Task description
No images are to be carried over; print all other material exactly as it stands.

Material
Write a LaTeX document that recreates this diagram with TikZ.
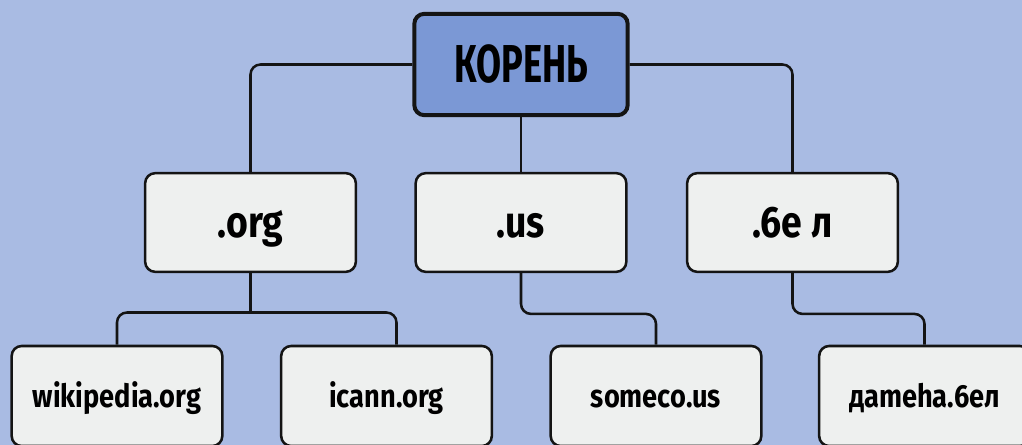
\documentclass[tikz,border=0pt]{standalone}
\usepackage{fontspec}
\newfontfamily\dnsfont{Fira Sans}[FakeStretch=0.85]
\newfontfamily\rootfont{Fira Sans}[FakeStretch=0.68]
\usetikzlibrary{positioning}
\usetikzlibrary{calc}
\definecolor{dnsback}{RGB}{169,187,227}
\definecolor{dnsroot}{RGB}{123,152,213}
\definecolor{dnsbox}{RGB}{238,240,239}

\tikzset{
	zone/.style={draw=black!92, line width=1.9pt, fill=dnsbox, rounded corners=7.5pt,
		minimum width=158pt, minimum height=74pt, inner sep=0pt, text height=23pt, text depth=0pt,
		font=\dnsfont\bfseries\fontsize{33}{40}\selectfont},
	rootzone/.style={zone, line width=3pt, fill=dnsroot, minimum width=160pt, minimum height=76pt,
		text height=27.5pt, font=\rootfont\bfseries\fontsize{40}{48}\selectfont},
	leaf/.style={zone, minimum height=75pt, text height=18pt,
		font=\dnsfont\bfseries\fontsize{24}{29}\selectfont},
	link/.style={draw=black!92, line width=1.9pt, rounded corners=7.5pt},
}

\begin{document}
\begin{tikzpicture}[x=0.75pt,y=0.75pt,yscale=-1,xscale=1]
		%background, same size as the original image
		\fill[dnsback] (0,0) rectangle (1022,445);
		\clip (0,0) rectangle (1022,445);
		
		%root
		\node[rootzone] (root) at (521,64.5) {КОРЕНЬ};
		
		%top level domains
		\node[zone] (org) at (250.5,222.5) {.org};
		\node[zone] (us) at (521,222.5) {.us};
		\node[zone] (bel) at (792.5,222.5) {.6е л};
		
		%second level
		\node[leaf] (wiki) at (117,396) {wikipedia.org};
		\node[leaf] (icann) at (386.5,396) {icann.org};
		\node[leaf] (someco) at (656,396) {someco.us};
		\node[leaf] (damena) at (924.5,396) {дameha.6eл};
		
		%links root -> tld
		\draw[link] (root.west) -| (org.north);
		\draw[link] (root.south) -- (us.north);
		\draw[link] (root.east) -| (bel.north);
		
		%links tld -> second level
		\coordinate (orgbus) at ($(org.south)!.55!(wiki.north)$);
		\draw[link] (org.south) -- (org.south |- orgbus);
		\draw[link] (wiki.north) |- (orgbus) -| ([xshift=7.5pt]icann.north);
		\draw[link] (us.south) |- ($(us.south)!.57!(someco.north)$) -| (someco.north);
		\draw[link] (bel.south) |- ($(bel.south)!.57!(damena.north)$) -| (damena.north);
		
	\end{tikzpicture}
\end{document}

Exercise solution
Write a LaTeX document that recreates this diagram with TikZ.
\documentclass[tikz,border=0pt]{standalone}
\usepackage{fontspec}
\newfontfamily\dnsfont{Fira Sans}[FakeStretch=0.85]
\newfontfamily\rootfont{Fira Sans}[FakeStretch=0.68]
\usetikzlibrary{positioning}
\usetikzlibrary{calc}
\definecolor{dnsback}{RGB}{169,187,227}
\definecolor{dnsroot}{RGB}{123,152,213}
\definecolor{dnsbox}{RGB}{238,240,239}

\tikzset{
	zone/.style={draw=black!92, line width=1.9pt, fill=dnsbox, rounded corners=7.5pt,
		minimum width=158pt, minimum height=74pt, inner sep=0pt, text height=23pt, text depth=0pt,
		font=\dnsfont\bfseries\fontsize{33}{40}\selectfont},
	rootzone/.style={zone, line width=3pt, fill=dnsroot, minimum width=160pt, minimum height=76pt,
		text height=27.5pt, font=\rootfont\bfseries\fontsize{40}{48}\selectfont},
	leaf/.style={zone, minimum height=75pt, text height=18pt,
		font=\dnsfont\bfseries\fontsize{24}{29}\selectfont},
	link/.style={draw=black!92, line width=1.9pt, rounded corners=7.5pt},
}

\begin{document}
\begin{tikzpicture}[x=0.75pt,y=0.75pt,yscale=-1,xscale=1]
		%background, same size as the original image
		\fill[dnsback] (0,0) rectangle (1022,445);
		\clip (0,0) rectangle (1022,445);
		
		%root
		\node[rootzone] (root) at (521,64.5) {КОРЕНЬ};
		
		%top level domains
		\node[zone] (org) at (250.5,222.5) {.org};
		\node[zone] (us) at (521,222.5) {.us};
		\node[zone] (bel) at (792.5,222.5) {.6е л};
		
		%second level
		\node[leaf] (wiki) at (117,396) {wikipedia.org};
		\node[leaf] (icann) at (386.5,396) {icann.org};
		\node[leaf] (someco) at (656,396) {someco.us};
		\node[leaf] (damena) at (924.5,396) {дameha.6eл};
		
		%links root -> tld
		\draw[link] (root.west) -| (org.north);
		\draw[link] (root.south) -- (us.north);
		\draw[link] (root.east) -| (bel.north);
		
		%links tld -> second level
		\coordinate (orgbus) at ($(org.south)!.55!(wiki.north)$);
		\draw[link] (org.south) -- (org.south |- orgbus);
		\draw[link] (wiki.north) |- (orgbus) -| ([xshift=7.5pt]icann.north);
		\draw[link] (us.south) |- ($(us.south)!.57!(someco.north)$) -| (someco.north);
		\draw[link] (bel.south) |- ($(bel.south)!.57!(damena.north)$) -| (damena.north);
		
	\end{tikzpicture}
\end{document}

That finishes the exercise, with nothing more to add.